When the government issues a contract that instructs a contractor exactly how a job is to be done or an item manufactured, there is an implied warranty that if the contractor does exactly what the contract calls for a successful result will occur. In many cases, contractors do exactly what they are directed to do and the result is not acceptable to the government. Under these circumstances any money spent trying to follow the faulty drawings, specifications or other directives of the contract is recoverable under the theory of "constructive change." In essence the constructive change concept means simply that the government originally directed the contractor to do what it did and now it must pay for that misdirection as though it was the result of a formal directed change under the Changes clause of the contract. A constructive change arises not as a result of government direction, but as a result of the circumstances the contractor encounters in performing the project.
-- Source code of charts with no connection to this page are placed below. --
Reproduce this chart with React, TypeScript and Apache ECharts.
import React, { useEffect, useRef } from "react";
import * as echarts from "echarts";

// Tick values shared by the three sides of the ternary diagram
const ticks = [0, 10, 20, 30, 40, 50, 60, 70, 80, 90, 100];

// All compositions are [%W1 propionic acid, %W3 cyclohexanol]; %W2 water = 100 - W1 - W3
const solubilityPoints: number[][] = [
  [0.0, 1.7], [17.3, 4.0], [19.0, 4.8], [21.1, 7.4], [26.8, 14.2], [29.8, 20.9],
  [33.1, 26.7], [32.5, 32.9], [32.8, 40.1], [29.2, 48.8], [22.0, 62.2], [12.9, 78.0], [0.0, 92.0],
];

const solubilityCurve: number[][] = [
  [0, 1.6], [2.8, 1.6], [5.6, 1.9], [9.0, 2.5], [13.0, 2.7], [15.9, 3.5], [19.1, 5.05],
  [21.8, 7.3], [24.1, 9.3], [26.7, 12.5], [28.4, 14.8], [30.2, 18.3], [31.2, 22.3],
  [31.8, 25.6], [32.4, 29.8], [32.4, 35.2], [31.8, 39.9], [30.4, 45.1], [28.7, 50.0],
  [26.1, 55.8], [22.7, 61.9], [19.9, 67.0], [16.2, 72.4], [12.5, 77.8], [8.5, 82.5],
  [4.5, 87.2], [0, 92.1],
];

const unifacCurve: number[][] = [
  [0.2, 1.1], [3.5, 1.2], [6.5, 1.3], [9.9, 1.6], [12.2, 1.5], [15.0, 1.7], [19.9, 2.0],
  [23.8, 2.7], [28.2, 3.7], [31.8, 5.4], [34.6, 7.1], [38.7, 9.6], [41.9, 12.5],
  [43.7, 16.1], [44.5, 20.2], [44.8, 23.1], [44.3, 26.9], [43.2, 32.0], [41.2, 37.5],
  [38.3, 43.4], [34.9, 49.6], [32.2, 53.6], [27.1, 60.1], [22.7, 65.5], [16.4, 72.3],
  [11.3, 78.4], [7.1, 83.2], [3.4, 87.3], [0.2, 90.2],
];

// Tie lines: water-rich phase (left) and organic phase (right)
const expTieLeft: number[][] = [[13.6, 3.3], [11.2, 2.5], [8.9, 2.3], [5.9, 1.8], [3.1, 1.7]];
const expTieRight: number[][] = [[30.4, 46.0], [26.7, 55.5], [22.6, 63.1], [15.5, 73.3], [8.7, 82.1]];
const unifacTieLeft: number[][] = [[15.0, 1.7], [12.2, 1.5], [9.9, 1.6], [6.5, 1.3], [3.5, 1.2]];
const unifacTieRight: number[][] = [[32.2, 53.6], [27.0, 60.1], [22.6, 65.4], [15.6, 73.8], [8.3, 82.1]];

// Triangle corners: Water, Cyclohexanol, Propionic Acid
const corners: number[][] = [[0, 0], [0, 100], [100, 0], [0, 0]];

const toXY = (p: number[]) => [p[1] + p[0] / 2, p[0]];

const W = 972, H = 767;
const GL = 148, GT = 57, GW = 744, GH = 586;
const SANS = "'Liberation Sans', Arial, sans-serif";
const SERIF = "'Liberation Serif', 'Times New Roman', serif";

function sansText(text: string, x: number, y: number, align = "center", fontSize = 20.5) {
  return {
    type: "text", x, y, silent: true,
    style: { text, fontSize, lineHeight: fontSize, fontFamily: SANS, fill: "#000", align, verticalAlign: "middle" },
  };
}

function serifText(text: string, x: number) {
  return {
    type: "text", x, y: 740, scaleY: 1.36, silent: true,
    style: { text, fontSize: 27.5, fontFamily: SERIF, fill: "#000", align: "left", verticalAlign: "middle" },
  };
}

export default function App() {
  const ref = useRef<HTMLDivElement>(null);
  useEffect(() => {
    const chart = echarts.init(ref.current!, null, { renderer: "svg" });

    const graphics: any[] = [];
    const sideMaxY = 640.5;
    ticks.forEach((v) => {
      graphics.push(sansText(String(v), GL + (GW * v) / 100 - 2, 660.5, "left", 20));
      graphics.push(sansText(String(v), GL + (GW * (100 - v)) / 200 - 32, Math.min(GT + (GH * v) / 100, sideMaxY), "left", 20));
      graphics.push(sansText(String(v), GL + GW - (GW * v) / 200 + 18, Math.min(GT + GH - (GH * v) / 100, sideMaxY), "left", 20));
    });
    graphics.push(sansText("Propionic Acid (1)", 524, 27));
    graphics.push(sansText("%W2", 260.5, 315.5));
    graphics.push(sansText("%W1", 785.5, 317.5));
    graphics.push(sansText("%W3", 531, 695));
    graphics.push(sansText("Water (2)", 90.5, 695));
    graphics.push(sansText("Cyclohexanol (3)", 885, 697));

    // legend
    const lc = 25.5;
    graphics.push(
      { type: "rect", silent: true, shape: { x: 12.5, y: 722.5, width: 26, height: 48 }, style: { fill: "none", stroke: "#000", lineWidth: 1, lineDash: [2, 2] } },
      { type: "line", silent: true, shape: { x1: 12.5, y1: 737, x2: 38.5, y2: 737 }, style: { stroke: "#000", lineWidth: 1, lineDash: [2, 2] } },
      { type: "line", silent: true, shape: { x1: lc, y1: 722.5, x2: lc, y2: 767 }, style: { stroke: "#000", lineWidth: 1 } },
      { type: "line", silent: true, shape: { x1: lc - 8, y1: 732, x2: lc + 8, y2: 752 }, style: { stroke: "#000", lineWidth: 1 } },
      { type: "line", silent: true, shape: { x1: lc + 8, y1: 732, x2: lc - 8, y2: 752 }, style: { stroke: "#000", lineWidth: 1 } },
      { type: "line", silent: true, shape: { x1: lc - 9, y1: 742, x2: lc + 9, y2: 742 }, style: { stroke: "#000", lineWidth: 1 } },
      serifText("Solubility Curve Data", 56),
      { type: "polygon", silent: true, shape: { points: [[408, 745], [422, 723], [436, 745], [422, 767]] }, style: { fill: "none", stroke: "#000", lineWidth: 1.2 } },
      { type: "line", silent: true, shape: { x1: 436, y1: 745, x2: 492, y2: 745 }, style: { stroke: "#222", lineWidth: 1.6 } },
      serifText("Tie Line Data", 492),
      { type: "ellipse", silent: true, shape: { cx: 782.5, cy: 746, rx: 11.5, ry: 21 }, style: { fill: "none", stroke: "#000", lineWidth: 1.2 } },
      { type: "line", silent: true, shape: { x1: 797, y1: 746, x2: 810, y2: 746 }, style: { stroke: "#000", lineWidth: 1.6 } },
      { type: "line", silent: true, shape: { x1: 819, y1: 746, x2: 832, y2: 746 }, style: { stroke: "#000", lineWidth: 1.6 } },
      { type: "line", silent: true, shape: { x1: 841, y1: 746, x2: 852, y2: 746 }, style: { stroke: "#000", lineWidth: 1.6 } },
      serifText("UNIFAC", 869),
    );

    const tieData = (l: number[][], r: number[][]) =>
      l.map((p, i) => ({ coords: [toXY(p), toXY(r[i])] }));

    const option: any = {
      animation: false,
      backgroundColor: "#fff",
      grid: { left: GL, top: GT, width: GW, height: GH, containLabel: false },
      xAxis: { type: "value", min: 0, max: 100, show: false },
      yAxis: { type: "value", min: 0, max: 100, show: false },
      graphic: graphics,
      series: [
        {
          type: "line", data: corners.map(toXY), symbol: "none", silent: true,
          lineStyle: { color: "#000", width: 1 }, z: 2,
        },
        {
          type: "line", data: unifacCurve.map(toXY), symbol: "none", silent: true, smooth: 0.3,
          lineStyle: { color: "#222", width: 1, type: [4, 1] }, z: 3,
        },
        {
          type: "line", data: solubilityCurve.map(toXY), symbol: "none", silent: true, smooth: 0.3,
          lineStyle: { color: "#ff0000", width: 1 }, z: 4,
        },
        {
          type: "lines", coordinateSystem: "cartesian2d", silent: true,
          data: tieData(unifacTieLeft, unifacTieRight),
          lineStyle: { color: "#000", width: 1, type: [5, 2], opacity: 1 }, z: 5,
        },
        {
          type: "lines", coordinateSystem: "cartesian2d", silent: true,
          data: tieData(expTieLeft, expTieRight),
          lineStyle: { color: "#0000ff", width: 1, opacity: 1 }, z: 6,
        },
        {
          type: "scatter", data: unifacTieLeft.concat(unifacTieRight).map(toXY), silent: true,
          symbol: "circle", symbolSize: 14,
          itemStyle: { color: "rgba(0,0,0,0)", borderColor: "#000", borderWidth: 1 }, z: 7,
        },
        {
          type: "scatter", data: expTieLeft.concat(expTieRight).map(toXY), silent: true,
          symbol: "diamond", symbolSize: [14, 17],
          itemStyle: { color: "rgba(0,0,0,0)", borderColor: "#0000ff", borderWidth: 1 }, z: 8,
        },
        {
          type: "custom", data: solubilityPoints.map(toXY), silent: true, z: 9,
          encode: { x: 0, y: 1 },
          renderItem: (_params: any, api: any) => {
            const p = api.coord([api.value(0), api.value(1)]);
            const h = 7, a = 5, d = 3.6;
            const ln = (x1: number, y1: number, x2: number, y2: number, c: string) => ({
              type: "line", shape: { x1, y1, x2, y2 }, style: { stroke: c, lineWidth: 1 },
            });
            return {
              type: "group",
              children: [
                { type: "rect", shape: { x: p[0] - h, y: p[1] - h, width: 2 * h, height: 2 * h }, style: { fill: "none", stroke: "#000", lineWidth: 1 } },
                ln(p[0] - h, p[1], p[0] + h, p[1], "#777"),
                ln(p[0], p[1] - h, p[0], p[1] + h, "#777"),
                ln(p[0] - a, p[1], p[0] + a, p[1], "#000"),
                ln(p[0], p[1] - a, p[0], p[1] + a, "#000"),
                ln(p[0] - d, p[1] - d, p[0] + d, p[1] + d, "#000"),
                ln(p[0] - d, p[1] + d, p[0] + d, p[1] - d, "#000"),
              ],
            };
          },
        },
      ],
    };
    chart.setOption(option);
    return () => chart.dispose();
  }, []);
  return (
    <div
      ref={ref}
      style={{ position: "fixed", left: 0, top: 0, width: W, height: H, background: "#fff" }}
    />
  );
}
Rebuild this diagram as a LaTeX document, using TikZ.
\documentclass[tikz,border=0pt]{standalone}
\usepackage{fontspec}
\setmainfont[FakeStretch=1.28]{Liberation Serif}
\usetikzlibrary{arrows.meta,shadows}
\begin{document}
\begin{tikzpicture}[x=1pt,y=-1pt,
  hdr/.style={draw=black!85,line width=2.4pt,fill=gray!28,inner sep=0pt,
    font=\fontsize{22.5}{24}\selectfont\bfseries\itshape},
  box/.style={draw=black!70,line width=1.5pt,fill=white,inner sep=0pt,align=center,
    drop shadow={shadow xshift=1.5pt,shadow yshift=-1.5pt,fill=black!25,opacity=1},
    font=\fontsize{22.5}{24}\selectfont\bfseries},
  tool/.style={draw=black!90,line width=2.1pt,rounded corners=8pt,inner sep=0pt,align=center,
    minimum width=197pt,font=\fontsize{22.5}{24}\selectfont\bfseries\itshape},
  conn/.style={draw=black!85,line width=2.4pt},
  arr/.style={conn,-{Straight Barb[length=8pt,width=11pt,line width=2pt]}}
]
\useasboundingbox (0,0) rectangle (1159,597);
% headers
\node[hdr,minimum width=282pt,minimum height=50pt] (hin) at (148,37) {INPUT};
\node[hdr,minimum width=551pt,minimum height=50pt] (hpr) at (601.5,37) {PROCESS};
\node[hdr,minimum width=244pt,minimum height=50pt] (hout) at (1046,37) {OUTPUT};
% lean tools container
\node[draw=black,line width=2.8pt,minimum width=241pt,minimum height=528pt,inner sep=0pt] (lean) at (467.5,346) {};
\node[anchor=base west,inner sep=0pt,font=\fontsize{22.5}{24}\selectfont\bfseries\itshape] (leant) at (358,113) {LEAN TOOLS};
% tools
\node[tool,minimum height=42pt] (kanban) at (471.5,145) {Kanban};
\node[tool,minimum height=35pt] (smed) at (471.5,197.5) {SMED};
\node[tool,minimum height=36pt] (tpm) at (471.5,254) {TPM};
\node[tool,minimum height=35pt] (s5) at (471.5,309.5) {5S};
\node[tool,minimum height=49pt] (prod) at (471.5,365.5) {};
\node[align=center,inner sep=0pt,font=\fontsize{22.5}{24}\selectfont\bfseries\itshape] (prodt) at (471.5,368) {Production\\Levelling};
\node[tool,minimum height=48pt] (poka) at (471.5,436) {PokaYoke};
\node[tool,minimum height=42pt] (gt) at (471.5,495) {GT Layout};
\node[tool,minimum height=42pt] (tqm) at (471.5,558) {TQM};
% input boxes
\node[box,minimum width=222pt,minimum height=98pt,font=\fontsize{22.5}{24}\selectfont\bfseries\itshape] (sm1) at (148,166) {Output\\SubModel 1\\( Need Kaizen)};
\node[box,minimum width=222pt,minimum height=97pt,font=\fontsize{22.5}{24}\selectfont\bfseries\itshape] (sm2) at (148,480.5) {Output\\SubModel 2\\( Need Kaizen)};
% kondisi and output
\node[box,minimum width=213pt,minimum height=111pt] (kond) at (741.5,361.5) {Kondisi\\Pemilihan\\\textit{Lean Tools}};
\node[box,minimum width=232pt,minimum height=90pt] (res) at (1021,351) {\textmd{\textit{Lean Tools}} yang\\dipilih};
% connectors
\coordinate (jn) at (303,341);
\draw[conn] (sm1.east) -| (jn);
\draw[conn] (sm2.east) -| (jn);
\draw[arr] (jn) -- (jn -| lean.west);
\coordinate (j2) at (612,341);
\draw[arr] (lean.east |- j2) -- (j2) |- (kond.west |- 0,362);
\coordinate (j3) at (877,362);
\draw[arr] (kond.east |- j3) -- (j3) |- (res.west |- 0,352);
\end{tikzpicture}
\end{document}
Constructive changes are usually settled through an equitable adjustment to the contract price. If the parties cannot agree to the price for the constructive change, a dispute arises and the contracting officer, upon request by the contractor, will issue a formal decision from which the contractor can take an appeal. All constructive changes should be presented to the contracting officer prior to final payment under the contract. There are many cases that hold that final payment bars any claims for constructive changes. These cases usually cite authority that prevailed before the Contract Disputes Act. Since the Contract Disputes Act (1978) has broadened the contracting officer's authority so that he can now render decisions on any dispute arising under the contract, there is no need to consider a constructive change as a matter falling under the Changes clause. It was the Changes clause language that created the final payment bar. Now, one can argue that a constructive change is really a breach of contract claim and as such can be brought even after final payment.
It is well-established that when a contractor performs work beyond that required by the contract without a formal change order, and such work was informally ordered by the government or is caused by government fault, a constructive change has occurred, thereby entitling the contractor to an equitable adjustment. American Line Builders. Inc. v. United States, 26 C1. Ct. 1155, 1179 (1992). The appropriate formula for pricing such an equitable adjustment is the difference between what it would have reasonably cost to perform the work as originally required and what reasonably costs to perform the work as changed. American Asphalt, Inc., ASBCA No. 44160, 95-2 BCA 27,614 (1995); Celesco Indus. Inc., ASBCA No. 22251, 79-1 BCA 13,604 (1978); American Line Builders. Inc. v. United States, 26 C1. Ct. at 1155.
In addition, where the government prevents a contractor from proceeding in the most efficient manner, there is a constructive change to the contract which entitles the contractor to additional compensation. Yarno & Assoc., ASBCA No. 10257, 67-1 BCA 6,312 (1967); Mech-Con Corp., GSBCA No. 1373, 65-1 BCA 54,574 (1965).